Béatification de Jean-Paul II : retour sur un pontificat en trompe-l’œil
On associe souvent le pontificat de Jean-Paul II à un renouveau de l’Eglise catholique, qui aurait retrouvé son dynamisme et sa capacité de séduction, notamment auprès des jeunes. A la réflexion, il semble au contraire que les « années Jean-Paul II » soient celles du déclin d’une Eglise qui s’est raidie sur l’accessoire, faute d’avoir pu sauver l’essentiel.
En effet, il est évident que l’Eglise catholique, à force de concessions à l’œcuménisme (dont le symbole reste la rencontre d’Assise en 1982), a renoncé à proposer un schéma global d’explication du monde – ce qui constitue pourtant la caractéristique première de toute religion. En s’abandonnant à l’idéologie dominante, humanitariste, droit-de-l’hommiste et ultra-compassionnelle, l’Eglise a perdu la force et la singularité de son message.

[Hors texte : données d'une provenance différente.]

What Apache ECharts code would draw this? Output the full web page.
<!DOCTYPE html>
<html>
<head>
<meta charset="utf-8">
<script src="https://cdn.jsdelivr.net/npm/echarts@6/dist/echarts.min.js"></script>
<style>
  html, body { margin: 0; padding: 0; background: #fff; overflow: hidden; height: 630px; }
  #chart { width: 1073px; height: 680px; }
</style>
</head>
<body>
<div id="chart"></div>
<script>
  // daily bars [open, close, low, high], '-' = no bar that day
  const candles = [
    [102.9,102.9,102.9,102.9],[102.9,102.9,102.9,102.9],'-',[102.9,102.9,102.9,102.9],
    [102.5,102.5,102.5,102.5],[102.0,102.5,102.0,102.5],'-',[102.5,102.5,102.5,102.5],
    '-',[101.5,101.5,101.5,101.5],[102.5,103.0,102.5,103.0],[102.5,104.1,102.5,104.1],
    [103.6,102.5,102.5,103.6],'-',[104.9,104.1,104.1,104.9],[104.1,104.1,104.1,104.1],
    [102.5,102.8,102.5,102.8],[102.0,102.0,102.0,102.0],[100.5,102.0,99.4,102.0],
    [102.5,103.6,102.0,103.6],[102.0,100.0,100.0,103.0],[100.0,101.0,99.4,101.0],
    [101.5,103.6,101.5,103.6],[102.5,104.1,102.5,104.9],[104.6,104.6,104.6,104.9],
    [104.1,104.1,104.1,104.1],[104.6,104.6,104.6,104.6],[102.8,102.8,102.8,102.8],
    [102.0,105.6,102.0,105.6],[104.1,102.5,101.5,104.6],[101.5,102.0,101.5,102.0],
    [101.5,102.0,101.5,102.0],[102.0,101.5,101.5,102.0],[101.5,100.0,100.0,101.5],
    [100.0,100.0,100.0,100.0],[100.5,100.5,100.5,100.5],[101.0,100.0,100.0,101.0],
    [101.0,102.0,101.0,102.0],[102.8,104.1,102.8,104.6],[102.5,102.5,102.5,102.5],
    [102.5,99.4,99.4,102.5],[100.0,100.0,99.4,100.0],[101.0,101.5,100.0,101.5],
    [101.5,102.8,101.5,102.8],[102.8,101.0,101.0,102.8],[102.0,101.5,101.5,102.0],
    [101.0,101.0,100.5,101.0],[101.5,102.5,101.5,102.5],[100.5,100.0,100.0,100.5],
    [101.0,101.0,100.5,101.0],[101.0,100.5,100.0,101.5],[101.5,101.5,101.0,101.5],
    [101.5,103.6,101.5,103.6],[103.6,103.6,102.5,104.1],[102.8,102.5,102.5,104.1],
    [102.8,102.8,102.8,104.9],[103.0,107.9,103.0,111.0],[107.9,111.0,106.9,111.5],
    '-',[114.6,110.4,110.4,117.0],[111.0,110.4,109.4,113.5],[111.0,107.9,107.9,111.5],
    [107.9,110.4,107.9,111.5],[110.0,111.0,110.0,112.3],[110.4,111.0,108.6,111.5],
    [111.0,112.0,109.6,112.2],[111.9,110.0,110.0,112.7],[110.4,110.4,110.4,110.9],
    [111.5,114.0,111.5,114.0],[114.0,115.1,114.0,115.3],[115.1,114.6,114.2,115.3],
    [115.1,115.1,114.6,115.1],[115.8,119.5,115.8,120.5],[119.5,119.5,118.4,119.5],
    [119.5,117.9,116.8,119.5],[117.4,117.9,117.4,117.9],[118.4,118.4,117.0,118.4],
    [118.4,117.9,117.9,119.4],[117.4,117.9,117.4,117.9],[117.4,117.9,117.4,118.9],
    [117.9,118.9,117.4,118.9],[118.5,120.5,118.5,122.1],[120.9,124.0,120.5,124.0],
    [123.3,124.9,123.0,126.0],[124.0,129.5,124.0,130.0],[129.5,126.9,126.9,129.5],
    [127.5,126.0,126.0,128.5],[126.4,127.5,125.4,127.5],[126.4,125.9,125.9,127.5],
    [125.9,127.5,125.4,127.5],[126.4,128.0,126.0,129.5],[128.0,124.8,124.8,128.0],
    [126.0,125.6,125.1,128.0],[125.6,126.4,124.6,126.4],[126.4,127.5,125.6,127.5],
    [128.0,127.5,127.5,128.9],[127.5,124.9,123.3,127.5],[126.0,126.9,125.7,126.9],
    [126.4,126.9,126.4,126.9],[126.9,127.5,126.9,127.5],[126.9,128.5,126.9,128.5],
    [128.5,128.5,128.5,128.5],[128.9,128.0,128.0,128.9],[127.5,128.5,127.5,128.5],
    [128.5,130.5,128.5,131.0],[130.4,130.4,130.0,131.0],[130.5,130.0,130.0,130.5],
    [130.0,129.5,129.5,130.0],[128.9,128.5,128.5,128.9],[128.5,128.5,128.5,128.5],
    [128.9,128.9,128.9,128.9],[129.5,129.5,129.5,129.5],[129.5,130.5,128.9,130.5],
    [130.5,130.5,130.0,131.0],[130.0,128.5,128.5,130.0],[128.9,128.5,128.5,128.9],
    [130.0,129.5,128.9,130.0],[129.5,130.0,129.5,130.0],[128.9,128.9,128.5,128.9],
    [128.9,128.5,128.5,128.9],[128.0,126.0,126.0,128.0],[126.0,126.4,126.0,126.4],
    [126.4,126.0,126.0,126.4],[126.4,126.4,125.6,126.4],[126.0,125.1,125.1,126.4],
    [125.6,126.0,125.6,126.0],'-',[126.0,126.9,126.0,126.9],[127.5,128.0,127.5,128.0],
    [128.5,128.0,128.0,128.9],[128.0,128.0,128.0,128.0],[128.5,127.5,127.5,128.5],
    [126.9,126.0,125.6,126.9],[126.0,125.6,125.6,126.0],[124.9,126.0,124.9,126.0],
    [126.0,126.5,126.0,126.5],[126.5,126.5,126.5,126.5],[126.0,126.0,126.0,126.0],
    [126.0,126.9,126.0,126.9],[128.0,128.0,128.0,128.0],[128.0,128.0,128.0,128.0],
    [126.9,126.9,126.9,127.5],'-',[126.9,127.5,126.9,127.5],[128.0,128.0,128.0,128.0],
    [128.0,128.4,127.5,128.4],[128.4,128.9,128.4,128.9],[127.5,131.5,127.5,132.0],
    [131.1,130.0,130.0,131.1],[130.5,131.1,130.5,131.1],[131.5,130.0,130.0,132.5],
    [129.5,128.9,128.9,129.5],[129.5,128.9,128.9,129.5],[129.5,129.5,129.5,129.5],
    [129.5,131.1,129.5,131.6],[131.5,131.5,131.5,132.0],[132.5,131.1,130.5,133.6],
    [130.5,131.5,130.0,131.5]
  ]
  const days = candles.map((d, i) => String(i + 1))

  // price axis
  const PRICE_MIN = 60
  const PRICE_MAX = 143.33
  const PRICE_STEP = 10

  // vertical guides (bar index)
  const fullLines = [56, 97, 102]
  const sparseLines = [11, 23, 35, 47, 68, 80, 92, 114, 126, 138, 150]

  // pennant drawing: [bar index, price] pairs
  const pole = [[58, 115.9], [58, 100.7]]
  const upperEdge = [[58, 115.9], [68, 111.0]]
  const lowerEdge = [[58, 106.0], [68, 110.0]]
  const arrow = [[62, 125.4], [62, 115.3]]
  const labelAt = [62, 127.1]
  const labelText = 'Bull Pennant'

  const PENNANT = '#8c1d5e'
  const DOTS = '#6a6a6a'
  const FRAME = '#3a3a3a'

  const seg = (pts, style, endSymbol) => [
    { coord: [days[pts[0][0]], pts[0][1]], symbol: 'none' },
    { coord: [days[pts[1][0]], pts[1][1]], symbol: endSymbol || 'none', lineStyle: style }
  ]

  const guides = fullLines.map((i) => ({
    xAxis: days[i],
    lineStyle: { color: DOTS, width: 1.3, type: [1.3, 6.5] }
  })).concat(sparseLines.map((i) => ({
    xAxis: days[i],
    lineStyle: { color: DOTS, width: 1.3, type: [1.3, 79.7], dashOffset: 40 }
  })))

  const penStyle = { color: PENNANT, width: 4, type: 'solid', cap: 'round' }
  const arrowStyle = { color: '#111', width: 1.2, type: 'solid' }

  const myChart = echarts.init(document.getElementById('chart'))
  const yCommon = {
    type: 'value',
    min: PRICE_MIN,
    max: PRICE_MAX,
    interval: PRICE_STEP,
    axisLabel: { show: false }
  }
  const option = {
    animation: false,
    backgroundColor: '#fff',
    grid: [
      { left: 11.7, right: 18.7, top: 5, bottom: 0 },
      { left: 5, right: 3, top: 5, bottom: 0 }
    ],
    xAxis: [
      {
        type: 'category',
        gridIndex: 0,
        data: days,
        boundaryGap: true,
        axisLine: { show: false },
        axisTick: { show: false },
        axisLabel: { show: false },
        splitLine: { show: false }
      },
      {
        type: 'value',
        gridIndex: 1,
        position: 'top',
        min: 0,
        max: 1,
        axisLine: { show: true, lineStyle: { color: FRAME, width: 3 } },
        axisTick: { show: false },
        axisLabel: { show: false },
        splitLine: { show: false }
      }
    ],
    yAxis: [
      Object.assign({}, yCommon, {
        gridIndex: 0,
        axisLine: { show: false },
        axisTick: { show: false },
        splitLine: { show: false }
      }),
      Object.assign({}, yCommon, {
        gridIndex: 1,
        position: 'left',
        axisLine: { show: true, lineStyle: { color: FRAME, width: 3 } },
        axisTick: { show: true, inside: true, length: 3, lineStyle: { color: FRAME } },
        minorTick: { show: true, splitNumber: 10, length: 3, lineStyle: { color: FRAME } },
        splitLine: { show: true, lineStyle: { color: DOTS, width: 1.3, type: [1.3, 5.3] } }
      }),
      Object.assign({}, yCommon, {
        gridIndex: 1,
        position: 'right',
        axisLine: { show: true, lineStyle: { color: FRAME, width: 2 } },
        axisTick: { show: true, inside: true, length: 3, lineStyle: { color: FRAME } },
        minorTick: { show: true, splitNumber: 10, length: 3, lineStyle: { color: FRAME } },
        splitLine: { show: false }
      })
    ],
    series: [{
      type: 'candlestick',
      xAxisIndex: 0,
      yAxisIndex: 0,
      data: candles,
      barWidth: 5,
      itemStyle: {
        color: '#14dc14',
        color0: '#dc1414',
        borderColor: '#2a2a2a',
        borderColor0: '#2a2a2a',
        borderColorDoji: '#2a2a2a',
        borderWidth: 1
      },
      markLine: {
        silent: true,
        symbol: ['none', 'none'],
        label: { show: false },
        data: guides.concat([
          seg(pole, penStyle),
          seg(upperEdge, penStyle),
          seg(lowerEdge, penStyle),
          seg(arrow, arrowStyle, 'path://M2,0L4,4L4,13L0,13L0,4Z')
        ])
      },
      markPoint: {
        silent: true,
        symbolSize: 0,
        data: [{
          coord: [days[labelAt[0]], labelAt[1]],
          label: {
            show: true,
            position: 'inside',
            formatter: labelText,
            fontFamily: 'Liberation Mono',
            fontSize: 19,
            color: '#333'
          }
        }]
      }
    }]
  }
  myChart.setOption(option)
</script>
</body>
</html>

Le contraste est éclatant avec une religion dynamique comme l’islam, qui n’a renoncé ni à rendre compte du monde dans sa globalité, ni à l’organiser socialement et politiquement.
Le pontificat de Jean-Paul II est aussi celui du mysticisme prééminent. Le soutien apporté à la mouvance du « Renouveau charismatique » apparaît comme une tentative désespérée de revitaliser la foi catholique, en la séparant de l’ordre de la réflexion pour la placer sous l’égide de la seule émotion. Ainsi, la foi devient une expérience purement émotionnelle, sans dimension intellectuelle – avec tous les risques de dérives que cela comporte.
Après avoir autant cédé en profondeur, l’Eglise devait donner l’illusion de tenir bon en surface. C’est la raison pour laquelle Jean-Paul II – avec sincérité et courage, bien entendu – a constamment assumé une ligne de fermeté sur les sujets « sociétaux » : dénonciation de l’homosexualité comme étant contraire à la loi naturelle, culture du silence vis-à-vis de la pédophilie des prêtres, combat contre la contraception en dépit du phénomène du SIDA etc. Grâce à ce positionnement inflexible sur des thématiques finalement secondaires, l’Eglise a pu mettre en scène à bon compte sa capacité à porter des messages forts, comme au temps où son influence sociale était prépondérante. Notons que cette rigidité n’ignorait pas le « deux poids deux mesures » : ainsi, le divorce a toujours paru bénéficier d’une certaine indulgence – il faut dire que les divorcés constituent une cible de choix pour une Eglise qui fait de plus en plus dans le compassionnel…
En définitive, la béatification de Jean-Paul II permet de solder les comptes d’un pontificat en trompe-l’œil : malgré d’indéniables succès dans l’ordre politique ou médiatique, le pape polonais a été incapable d’enrayer la perte d’influence de l’Eglise catholique dans la société contemporaine. L’essor des « communautés nouvelles », loin d’être une preuve de renouveau, est un signe de déclin : quel retour en arrière, lorsqu’une religion multiséculaire se met à ressembler à une secte !
Pour autant, ces évolutions ne sont pas irréversibles, et le pontificat de Benoît XVI à commencé à marquer d’heureuses inflexions. Grâce à ce pape grand théologien, rétif à la dictature du tout-émotionnel et du tout-compassionnel, l’exigence intellectuelle a retrouvé toute sa place dans l’Eglise. Parallèlement, un discours de vérité a été tenu sur la question de la pédophilie, en évitant le double écueil de la repentance ostentatoire et du silence complaisant. On peut voir là, avec optimisme, les prémices d’un véritable renouveau catholique – et non charismatique (n’oublions pas, au passage, qu’il est dans la nature du charisme de se « routiniser », comme le dit Max Weber). Ainsi l’Eglise retrouvera sa pleine majesté, et elle cessera d’être une simple structure de soutien psychologique pour « accidentés de la vie », aussi respectables soient-ils. C’est la mission et la grandeur de l’Eglise d’accueillir les plus faibles, mais elle ne doit pas s’adresser qu’à eux.